Roman Polanski
is adapting Yasmina Reza’s Tony award-winning play God of Carnage, [originally Le Dieu du Carnage] and is assembling quite a cast: Kate Winslet, Jodie Foster,
Christoph Waltz and Matt Dillon will star as two couples arguing with each
other and amongst themselves after their sons get in a altercation. Though the play is set in Brooklyn,
banned-from-America Polanski will be shooting it in France. Filming
starts in Paris in February and will last for 12 weeks.
The play originated on the West End in London before moving over to Broadway
early last year. So far the Broadway
production has starred James Gandolfini, Marcia Gay Harden, Jeff Daniels
and Hope Davis, with Harden taking home a Tony for her efforts.

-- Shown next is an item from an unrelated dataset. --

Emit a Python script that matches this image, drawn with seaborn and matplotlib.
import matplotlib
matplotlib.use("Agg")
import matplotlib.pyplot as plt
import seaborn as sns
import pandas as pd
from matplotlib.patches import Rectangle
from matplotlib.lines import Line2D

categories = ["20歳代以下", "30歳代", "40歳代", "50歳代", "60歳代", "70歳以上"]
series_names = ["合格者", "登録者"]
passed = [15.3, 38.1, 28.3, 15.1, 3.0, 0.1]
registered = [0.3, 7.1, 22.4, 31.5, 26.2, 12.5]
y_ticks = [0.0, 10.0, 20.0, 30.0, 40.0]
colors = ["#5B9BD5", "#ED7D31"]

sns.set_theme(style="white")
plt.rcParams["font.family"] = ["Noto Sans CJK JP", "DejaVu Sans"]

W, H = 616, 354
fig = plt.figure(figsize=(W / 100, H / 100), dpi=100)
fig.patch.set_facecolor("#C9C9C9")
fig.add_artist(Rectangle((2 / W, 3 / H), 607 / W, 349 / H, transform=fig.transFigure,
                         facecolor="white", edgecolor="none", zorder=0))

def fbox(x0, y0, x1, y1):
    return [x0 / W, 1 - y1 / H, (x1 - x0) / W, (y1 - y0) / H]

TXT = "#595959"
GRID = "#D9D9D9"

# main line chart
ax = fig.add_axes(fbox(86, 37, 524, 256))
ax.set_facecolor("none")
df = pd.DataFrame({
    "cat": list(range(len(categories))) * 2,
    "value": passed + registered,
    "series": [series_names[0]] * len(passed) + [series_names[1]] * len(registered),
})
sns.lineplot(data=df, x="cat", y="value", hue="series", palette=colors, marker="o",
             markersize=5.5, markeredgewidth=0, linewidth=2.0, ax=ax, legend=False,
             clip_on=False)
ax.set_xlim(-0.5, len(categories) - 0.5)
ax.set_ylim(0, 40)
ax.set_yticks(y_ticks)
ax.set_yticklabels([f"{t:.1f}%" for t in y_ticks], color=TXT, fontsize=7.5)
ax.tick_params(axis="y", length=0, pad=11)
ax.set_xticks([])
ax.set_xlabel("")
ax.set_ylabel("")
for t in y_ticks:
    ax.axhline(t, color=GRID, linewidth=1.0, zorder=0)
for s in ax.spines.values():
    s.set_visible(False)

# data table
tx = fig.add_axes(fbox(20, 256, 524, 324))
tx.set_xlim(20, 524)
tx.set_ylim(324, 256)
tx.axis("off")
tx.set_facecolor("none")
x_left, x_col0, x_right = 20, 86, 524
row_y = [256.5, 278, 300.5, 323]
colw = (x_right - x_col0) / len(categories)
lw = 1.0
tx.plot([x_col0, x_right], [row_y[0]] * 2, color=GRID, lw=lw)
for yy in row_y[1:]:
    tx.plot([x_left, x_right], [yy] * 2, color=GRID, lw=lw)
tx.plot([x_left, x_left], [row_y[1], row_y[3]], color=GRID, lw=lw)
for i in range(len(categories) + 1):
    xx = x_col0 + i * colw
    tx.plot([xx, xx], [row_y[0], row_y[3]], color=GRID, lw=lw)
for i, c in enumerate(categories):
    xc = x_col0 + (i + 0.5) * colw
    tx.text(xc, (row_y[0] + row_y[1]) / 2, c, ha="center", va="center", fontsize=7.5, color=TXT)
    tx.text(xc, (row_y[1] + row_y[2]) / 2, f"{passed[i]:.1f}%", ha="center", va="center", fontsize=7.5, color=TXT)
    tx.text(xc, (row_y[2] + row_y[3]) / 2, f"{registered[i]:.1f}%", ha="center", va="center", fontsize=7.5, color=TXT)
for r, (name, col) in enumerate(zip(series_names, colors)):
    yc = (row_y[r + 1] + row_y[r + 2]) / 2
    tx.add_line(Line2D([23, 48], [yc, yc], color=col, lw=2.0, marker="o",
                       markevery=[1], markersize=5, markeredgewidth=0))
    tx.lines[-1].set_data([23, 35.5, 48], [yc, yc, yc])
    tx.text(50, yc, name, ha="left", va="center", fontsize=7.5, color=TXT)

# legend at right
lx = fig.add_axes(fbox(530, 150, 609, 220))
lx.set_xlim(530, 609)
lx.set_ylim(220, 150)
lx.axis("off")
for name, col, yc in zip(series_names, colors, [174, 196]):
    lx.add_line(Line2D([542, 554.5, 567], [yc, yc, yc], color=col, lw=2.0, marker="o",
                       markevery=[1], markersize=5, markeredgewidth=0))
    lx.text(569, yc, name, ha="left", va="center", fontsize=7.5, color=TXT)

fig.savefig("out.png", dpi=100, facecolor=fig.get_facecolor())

Given the ages of everyone cast, presumably Foster and Waltz
will play one couple and Winslet and Dillon the other [the entire play takes place in one night in a Brooklyn apartment]. It seems slightly unfair
to match the supremely talented Winslet with the merely serviceable Dillon, but
he’s also been capable of bringing some unexpected depth to performances when
given the chance. As for Waltz and Foster together, well we will see. If
Polanski moves fast we could see this one in time for next year’s Oscar season.
Plot:
Before the play begins,
two 11-year-old children, Ferdinand Reille and Bruno Vallon get involved in
argument because Bruno refuses to let Ferdinand join his ‘gang’. Ferdinand
knocks out two of Bruno’s teeth with a stick. That night, the parents of both
children meet to discuss the matter. Ferdinand’s father, Alain, is a lawyer who is never off
his mobile phone.
Ferdinand’s mother, Annette is in “wealth management” her husband’s wealth, to
be precise, and constantly wears good shoes. Bruno’s father, Michel [Michael
in the Broadway production], is a self-made wholesaler with an unwell
mother. Bruno’s mother, Véronique [Veronica in the Broadway production], is
writing a book about Darfur. As the evening goes on,
the meeting degenerates into the four getting into irrational arguments, and
their discussion falls into the loaded topics of misogyny, racial prejudice and homophobia.